So I think in a way, the tuck saga falls into a lot of the old traps of TS fiction, but then it uses good characters and writing to get out of it, not just more and more plot holes that just keep piling up. I think that's why we like it. it appears to fall into the same familiar plot holes, so it all seems familiar, but then it explains them away in logical manners and it all makes sense and, (and this is the important part) and then it keeps going with them. it doesn't just drop that which it has established. Ellen has to go back and re-read this story more times than i do because she cares about making this story feel right. She doesn't want any continuity errors or anything. *cough6-25cough cough* so everything is familiar to us, and yet better, like this is the story and all those that had come before were based on. She takes what has already been done and makes it hers. We all talk about how different tuck is from all other stories, but if you break it down, there are TONS of stories that have the same things happen, that use that same conflicts, but its how Ellen has done it that makes it different. The trips to the mall aren’t JUST to fulfill the TV wet dreams. The transformation isn't JUST to fulfill the... others. And though it's technically forced fem, it's not like the others. Tuck always maintained control and you never felt like his free will was taken away. I’m sure Ellen has had to re-work quite a lot of this story over the years because tuck just refused to go along with what she had planned.
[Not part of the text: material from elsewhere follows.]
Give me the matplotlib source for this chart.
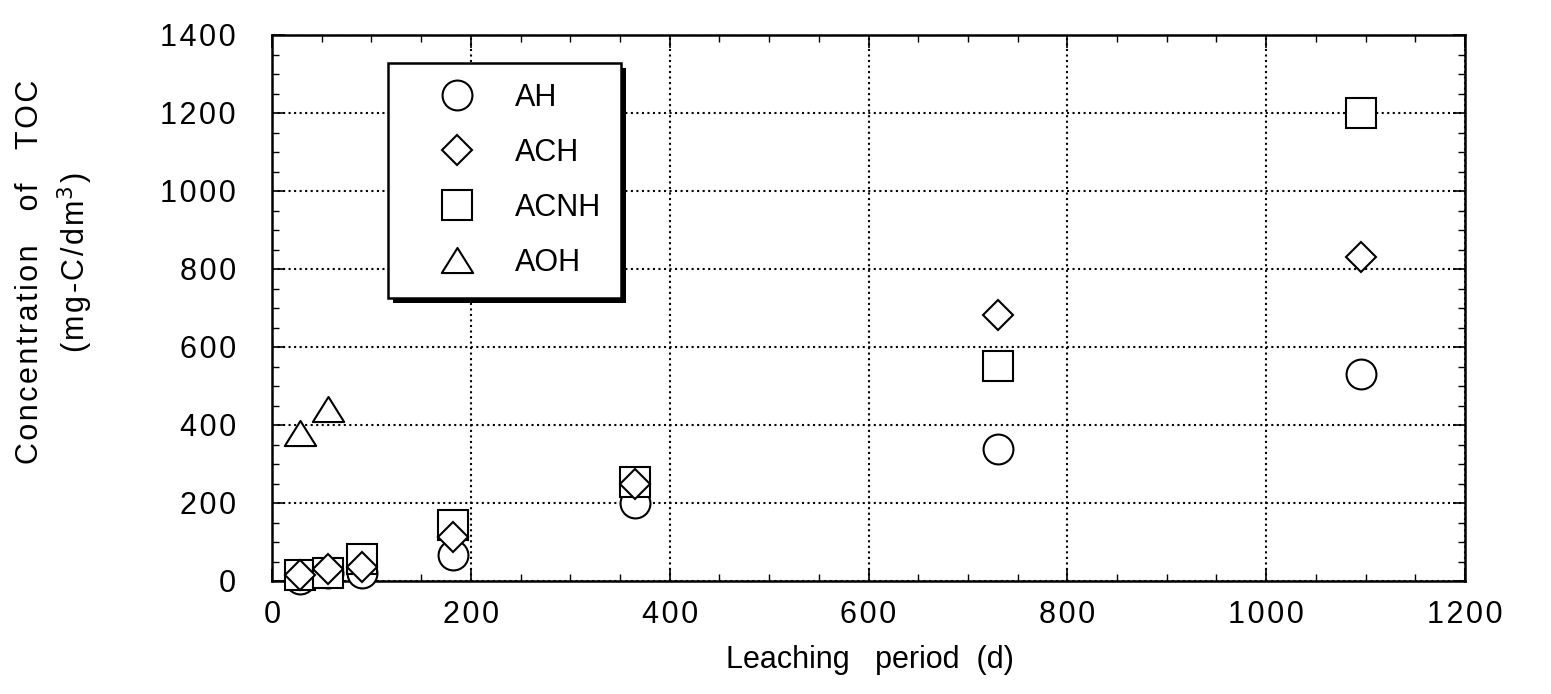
import matplotlib
matplotlib.use("Agg")
import matplotlib.pyplot as plt
from matplotlib.ticker import MultipleLocator
from matplotlib.patches import Rectangle
from matplotlib.path import Path

# ---- data ----
days = [28, 56, 91, 182, 365, 730, 1095]
AH = [5, 20, 20, 67, 200, 339, 532]
ACH = [15, 30, 36, 113, 250, 681, 830]
ACNH = [15, 20, 56, 143, 253, 551, 1200]
AOH_days = [28, 56]
AOH = [380, 440]

series_labels = ["AH", "ACH", "ACNH", "AOH"]
xticks = [0, 200, 400, 600, 800, 1000, 1200]
yticks = [0, 200, 400, 600, 800, 1000, 1200, 1400]

plt.rcParams['font.family'] = ['Liberation Sans', 'DejaVu Sans']


def spaced(s):
    hs = "\u200a"
    return hs.join(list(s))


fig = plt.figure(figsize=(15.51, 6.94), dpi=100)
ax = fig.add_axes([272/1551, 1 - 581/694, (1465-272)/1551, (581-35)/694])

tri = Path([(0, 0.8), (-1, -0.8), (1, -0.8), (0, 0.8)],
           [Path.MOVETO, Path.LINETO, Path.LINETO, Path.CLOSEPOLY])

common = dict(linestyle='none', markerfacecolor='white', markeredgecolor='black',
              markeredgewidth=1.5, zorder=5, clip_on=False)
ms = 21.5
h1, = ax.plot(days, AH, marker='o', markersize=ms, label=series_labels[0], **common)
h3, = ax.plot(days, ACNH, marker='s', markersize=ms, label=series_labels[2], **common)
h2, = ax.plot(days, ACH, marker='D', markersize=ms/1.414, label=series_labels[1], **common)
h4, = ax.plot(AOH_days, AOH, marker=tri, markersize=ms*1.05, label=series_labels[3], **common)

ax.set_xlim(0, 1200)
ax.set_ylim(0, 1400)
ax.set_xticks(xticks)
ax.set_yticks(yticks)
ax.set_xticklabels([spaced(str(v)) for v in xticks])
ax.set_yticklabels([spaced(str(v)) for v in yticks])
ax.xaxis.set_minor_locator(MultipleLocator(50))
ax.yaxis.set_minor_locator(MultipleLocator(50))
ax.tick_params(which='both', direction='in', top=True, right=True, color='black')
ax.tick_params(which='major', length=9, width=1.2)
ax.tick_params(which='minor', length=5, width=1.0)
ax.tick_params(axis='x', labelsize=22, pad=14)
ax.tick_params(axis='y', labelsize=22, pad=26)
for s in ax.spines.values():
    s.set_linewidth(1.8)
ax.grid(True, which='major', linestyle=':', color='black', linewidth=1.5)
ax.set_axisbelow(True)

fig.text(870/1551, 1 - 660/694, "Leaching   period  (d)", ha='center', va='center', fontsize=22)
fig.text(30/1551, 1 - 272/694, spaced("Concentration") + "    " + spaced("of") + "    " + spaced("TOC"),
         ha='center', va='center', rotation=90, fontsize=22)
fig.text(75/1551, 1 - 262/694, spaced("(mg-C/dm") + "$^3$" + "\u200a)", ha='center', va='center',
         rotation=90, fontsize=22)

leg = ax.legend(handles=[h1, h2, h3, h4], loc='upper left',
                bbox_to_anchor=((388-272)/(1465-272), (581-63)/(581-35)),
                fontsize=22, frameon=True, fancybox=False, edgecolor='black',
                framealpha=1, borderpad=0.65, labelspacing=0.82, handletextpad=0.3,
                handlelength=3.2, borderaxespad=0)
leg.get_frame().set_linewidth(1.8)
leg.set_zorder(10)

fig.canvas.draw()
bb = leg.get_window_extent()
off = 5
shadow = Rectangle((bb.x0 + off, bb.y0 - off), bb.width, bb.height,
                   transform=None, facecolor='black', edgecolor='none', zorder=9,
                   clip_on=False)
ax.add_artist(shadow)

fig.savefig("out.png", dpi=100)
So in a way, we read tuck because of the integrity of the characters, but we also read it because we get what we expect, even if it's not exactly HOW we expect it.


On a side note,
Why do MtFs read stories about boys trapped in girl's bodies? Shouldn’t they read/write them the other way around? I know in my only real story I’ve written, it was about a girl raised as a boy. So why are so many of the stories the other way? Tuck for example, he grew up wanting to become a big tough man, how many MtFs wanted that? And he's disturbed and upset and almost killed himself because his body was becoming more feminine. How would MtFs react if a doctor told them they would grow breasts and never be able to grow a beard? Probably "is that all? Thanks, I think I can handle it from here." I could see tucks reaction if it was the fear of having a long held secret desire suddenly made public. But that wasn’t tuck’s fear.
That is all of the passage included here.